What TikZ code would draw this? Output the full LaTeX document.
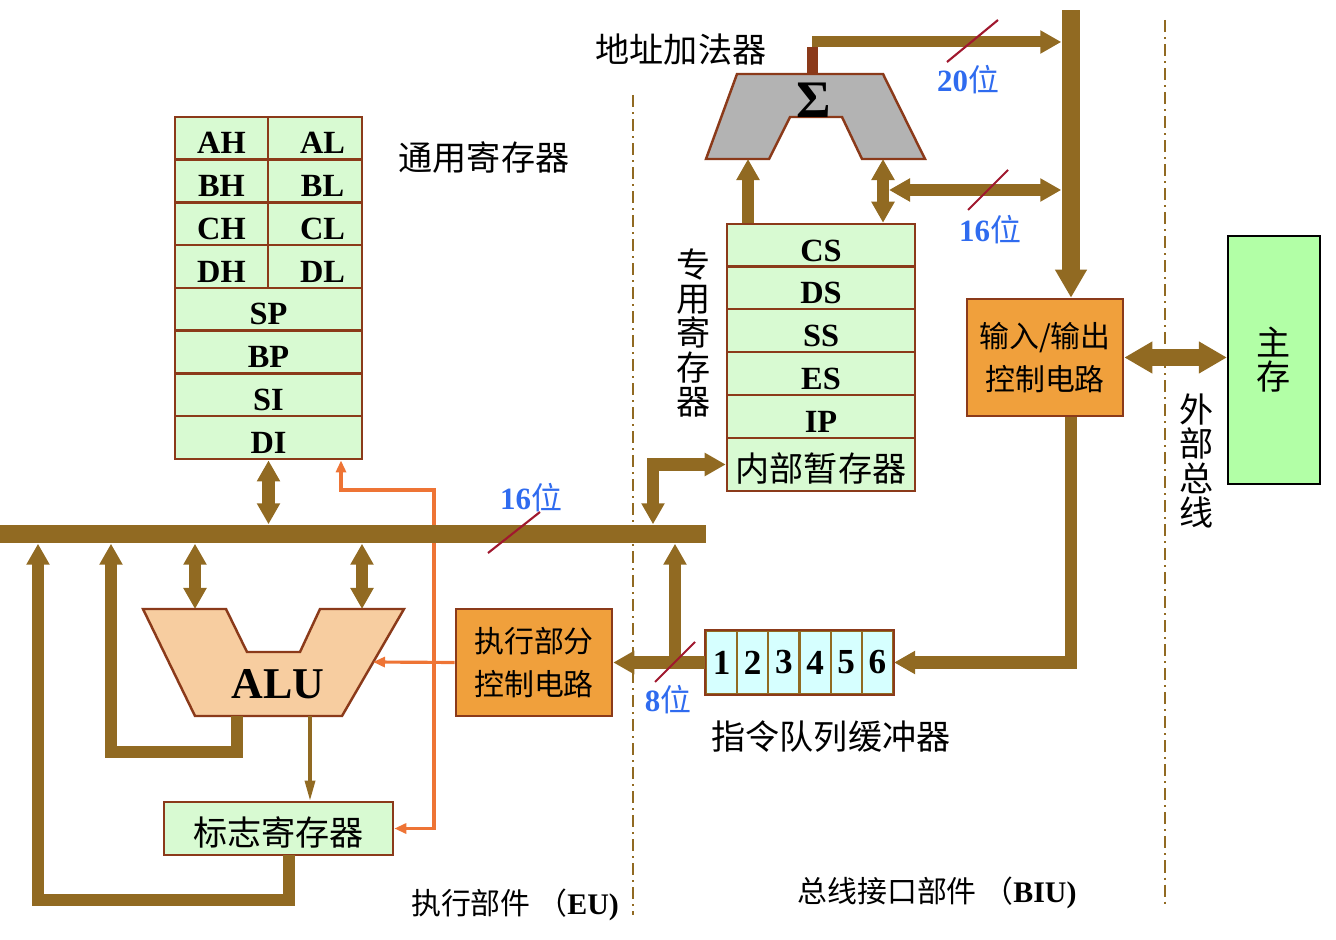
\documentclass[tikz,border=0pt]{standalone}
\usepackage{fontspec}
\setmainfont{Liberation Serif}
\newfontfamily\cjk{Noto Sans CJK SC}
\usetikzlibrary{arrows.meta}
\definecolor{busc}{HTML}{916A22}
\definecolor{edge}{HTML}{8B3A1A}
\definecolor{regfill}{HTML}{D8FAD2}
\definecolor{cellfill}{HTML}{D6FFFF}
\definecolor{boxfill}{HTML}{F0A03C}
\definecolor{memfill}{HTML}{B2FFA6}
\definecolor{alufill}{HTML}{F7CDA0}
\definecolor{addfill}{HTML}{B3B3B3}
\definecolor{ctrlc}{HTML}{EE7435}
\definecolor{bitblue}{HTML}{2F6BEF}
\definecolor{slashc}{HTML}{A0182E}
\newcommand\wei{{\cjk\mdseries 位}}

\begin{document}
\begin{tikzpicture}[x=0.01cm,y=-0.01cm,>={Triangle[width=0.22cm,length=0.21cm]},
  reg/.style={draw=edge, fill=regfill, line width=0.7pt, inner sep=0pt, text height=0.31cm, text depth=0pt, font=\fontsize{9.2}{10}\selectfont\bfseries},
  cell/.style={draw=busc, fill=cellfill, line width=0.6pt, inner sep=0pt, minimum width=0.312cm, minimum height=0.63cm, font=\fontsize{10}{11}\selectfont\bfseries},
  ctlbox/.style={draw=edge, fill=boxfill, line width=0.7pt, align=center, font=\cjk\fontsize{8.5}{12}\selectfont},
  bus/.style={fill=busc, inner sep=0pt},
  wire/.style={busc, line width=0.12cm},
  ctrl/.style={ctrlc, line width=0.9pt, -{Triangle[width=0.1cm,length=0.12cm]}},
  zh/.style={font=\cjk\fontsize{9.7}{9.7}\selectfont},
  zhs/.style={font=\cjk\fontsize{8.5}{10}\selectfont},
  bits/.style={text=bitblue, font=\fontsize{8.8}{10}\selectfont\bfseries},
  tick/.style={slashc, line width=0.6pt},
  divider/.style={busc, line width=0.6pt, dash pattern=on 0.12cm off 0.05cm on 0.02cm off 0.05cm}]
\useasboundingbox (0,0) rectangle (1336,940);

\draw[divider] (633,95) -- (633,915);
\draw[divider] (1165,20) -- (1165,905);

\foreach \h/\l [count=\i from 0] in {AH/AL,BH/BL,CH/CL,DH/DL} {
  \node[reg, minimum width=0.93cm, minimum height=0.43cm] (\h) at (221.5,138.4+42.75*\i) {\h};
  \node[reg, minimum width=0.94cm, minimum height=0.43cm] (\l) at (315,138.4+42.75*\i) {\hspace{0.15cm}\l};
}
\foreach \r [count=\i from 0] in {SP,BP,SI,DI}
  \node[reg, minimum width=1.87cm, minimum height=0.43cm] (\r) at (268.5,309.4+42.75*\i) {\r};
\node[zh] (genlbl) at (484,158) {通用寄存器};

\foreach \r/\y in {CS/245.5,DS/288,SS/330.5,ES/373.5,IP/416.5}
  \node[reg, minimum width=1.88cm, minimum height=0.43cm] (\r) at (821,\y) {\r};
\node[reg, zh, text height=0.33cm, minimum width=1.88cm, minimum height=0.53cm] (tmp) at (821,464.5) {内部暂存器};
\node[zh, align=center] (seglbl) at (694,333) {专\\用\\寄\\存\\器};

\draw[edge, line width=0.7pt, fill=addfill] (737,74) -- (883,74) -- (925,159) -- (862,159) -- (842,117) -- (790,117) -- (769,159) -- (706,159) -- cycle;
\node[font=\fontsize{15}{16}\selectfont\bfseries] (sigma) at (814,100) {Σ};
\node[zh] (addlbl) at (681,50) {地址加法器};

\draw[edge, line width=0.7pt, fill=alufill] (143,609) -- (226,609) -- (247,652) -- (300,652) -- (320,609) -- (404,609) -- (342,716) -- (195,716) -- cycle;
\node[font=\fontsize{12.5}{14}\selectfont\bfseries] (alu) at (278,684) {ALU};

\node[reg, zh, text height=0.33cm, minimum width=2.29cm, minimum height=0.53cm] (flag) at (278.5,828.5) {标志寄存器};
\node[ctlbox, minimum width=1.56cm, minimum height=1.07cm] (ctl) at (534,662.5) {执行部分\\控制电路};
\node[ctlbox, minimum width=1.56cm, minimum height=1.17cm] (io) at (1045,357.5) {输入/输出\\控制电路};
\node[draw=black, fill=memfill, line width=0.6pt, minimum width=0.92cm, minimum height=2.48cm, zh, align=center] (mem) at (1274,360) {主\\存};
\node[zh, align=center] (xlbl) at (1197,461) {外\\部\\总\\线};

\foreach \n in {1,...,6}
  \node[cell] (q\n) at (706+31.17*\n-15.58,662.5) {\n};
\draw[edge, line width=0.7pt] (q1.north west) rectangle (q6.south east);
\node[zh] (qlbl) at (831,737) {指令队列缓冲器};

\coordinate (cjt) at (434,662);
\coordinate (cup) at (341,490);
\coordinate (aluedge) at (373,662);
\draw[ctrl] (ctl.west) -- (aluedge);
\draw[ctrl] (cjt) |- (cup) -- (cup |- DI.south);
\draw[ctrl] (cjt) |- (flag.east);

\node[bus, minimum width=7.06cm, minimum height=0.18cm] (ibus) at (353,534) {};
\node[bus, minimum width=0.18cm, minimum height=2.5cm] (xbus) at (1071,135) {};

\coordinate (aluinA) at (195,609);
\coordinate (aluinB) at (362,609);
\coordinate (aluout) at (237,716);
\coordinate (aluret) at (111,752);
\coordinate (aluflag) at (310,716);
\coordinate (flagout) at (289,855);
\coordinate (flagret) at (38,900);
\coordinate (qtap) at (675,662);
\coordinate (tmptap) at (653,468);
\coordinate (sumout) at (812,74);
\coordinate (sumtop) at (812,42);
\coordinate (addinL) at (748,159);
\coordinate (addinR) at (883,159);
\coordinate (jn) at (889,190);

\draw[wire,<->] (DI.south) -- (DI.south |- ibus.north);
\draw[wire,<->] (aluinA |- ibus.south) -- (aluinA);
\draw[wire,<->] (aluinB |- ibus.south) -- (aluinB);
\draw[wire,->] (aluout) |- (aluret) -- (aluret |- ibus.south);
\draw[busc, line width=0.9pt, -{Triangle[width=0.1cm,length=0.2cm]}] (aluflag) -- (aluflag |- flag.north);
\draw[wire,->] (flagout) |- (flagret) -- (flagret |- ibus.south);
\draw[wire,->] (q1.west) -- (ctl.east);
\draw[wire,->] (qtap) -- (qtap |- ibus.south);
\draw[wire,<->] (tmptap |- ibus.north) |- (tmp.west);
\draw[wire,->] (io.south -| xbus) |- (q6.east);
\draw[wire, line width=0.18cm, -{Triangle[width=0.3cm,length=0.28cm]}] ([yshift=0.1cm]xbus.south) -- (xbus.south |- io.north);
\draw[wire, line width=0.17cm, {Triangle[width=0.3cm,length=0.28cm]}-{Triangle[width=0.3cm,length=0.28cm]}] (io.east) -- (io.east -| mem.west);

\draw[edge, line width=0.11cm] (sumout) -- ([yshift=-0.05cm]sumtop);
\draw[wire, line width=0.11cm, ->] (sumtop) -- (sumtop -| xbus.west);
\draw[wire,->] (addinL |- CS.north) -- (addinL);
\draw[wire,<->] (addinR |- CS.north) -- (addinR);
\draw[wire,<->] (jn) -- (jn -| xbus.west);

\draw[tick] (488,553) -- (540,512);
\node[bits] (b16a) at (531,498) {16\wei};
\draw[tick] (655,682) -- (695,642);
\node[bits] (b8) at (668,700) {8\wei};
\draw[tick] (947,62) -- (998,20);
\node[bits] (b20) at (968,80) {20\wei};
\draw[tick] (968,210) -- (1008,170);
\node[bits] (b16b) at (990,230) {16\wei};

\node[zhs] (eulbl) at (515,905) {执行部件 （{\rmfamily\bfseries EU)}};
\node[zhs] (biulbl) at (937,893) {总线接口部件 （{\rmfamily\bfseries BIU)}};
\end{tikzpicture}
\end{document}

+++

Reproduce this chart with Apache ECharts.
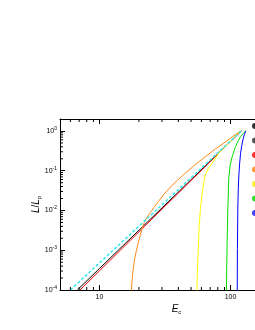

+++

### SET TASK
Your job is to reproduce the lines from the one with "What TikZ code" through the one with "(1165,20) -- (1165,905);", both kept, exactly as they are. Leave out the pictures.

### REPLY TO THE EXERCISE
What TikZ code would draw this? Output the full LaTeX document.
\documentclass[tikz,border=0pt]{standalone}
\usepackage{fontspec}
\setmainfont{Liberation Serif}
\newfontfamily\cjk{Noto Sans CJK SC}
\usetikzlibrary{arrows.meta}
\definecolor{busc}{HTML}{916A22}
\definecolor{edge}{HTML}{8B3A1A}
\definecolor{regfill}{HTML}{D8FAD2}
\definecolor{cellfill}{HTML}{D6FFFF}
\definecolor{boxfill}{HTML}{F0A03C}
\definecolor{memfill}{HTML}{B2FFA6}
\definecolor{alufill}{HTML}{F7CDA0}
\definecolor{addfill}{HTML}{B3B3B3}
\definecolor{ctrlc}{HTML}{EE7435}
\definecolor{bitblue}{HTML}{2F6BEF}
\definecolor{slashc}{HTML}{A0182E}
\newcommand\wei{{\cjk\mdseries 位}}

\begin{document}
\begin{tikzpicture}[x=0.01cm,y=-0.01cm,>={Triangle[width=0.22cm,length=0.21cm]},
  reg/.style={draw=edge, fill=regfill, line width=0.7pt, inner sep=0pt, text height=0.31cm, text depth=0pt, font=\fontsize{9.2}{10}\selectfont\bfseries},
  cell/.style={draw=busc, fill=cellfill, line width=0.6pt, inner sep=0pt, minimum width=0.312cm, minimum height=0.63cm, font=\fontsize{10}{11}\selectfont\bfseries},
  ctlbox/.style={draw=edge, fill=boxfill, line width=0.7pt, align=center, font=\cjk\fontsize{8.5}{12}\selectfont},
  bus/.style={fill=busc, inner sep=0pt},
  wire/.style={busc, line width=0.12cm},
  ctrl/.style={ctrlc, line width=0.9pt, -{Triangle[width=0.1cm,length=0.12cm]}},
  zh/.style={font=\cjk\fontsize{9.7}{9.7}\selectfont},
  zhs/.style={font=\cjk\fontsize{8.5}{10}\selectfont},
  bits/.style={text=bitblue, font=\fontsize{8.8}{10}\selectfont\bfseries},
  tick/.style={slashc, line width=0.6pt},
  divider/.style={busc, line width=0.6pt, dash pattern=on 0.12cm off 0.05cm on 0.02cm off 0.05cm}]
\useasboundingbox (0,0) rectangle (1336,940);

\draw[divider] (633,95) -- (633,915);
\draw[divider] (1165,20) -- (1165,905);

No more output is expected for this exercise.